- _Recorded information_
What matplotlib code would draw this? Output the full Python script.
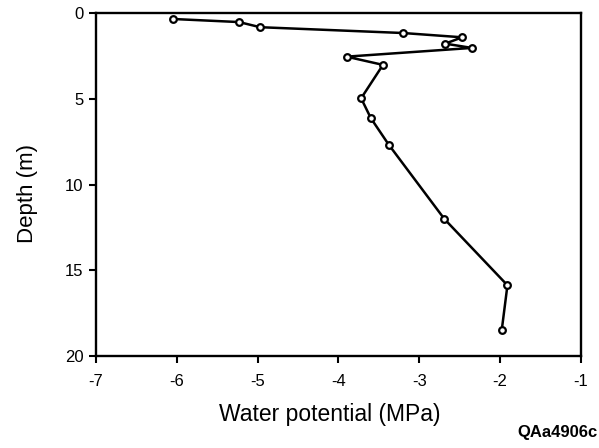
import matplotlib
matplotlib.use("Agg")
import matplotlib.pyplot as plt

water_potential = [-6.05, -5.23, -4.97, -3.20, -2.47, -2.68, -2.35, -3.90, -3.45,
                   -3.72, -3.60, -3.38, -2.69, -1.91, -1.98]
depth = [0.32, 0.50, 0.80, 1.14, 1.39, 1.76, 2.01, 2.52, 3.0,
         4.95, 6.11, 7.65, 12.0, 15.87, 18.47]
x_ticks = [-7, -6, -5, -4, -3, -2, -1]
y_ticks = [0, 5, 10, 15, 20]

plt.rcParams['font.family'] = ['Liberation Sans', 'DejaVu Sans']

fig = plt.figure(figsize=(5.99, 4.48), dpi=100)
ax = fig.add_axes([96/599, 1-356/448, (581-96)/599, (356-13.5)/448])

ax.plot(water_potential, depth, color='black', lw=1.8, marker='o',
        markersize=4.8, markerfacecolor='white', markeredgecolor='black',
        markeredgewidth=1.6, zorder=3)

ax.set_xlim(-7, -1)
ax.set_ylim(20, 0)
ax.set_xticks(x_ticks)
ax.set_xticklabels([str(v) for v in x_ticks])
ax.set_yticks(y_ticks)
ax.set_yticklabels([str(v) for v in y_ticks])
ax.tick_params(direction='out', length=5, width=1.5, labelsize=12, pad=8)
ax.tick_params(axis='y', pad=4)
for s in ax.spines.values():
    s.set_linewidth(1.7)

ax.set_xlabel('Water potential (MPa)', fontsize=16.5)
ax.xaxis.set_label_coords((330-96)/485, -(403-356)/342.5)
ax.set_ylabel('Depth (m)', fontsize=16)
ax.yaxis.set_label_coords(-(96-38)/485, 1 - (194-13.5)/342.5)

fig.text(557/599, 1-432/448, 'QAa4906c', fontsize=12, fontweight='bold',
         ha='center', va='center')

fig.savefig('out.png', dpi=100)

- _Exercise aim_
Please repeat exactly the data above from its first line to the line that contains "1-356/448, (581-96)/599, (356-13.5)/448])", inclusive, and leave every picture out.

- _The output_
What matplotlib code would draw this? Output the full Python script.
import matplotlib
matplotlib.use("Agg")
import matplotlib.pyplot as plt

water_potential = [-6.05, -5.23, -4.97, -3.20, -2.47, -2.68, -2.35, -3.90, -3.45,
                   -3.72, -3.60, -3.38, -2.69, -1.91, -1.98]
depth = [0.32, 0.50, 0.80, 1.14, 1.39, 1.76, 2.01, 2.52, 3.0,
         4.95, 6.11, 7.65, 12.0, 15.87, 18.47]
x_ticks = [-7, -6, -5, -4, -3, -2, -1]
y_ticks = [0, 5, 10, 15, 20]

plt.rcParams['font.family'] = ['Liberation Sans', 'DejaVu Sans']

fig = plt.figure(figsize=(5.99, 4.48), dpi=100)
ax = fig.add_axes([96/599, 1-356/448, (581-96)/599, (356-13.5)/448])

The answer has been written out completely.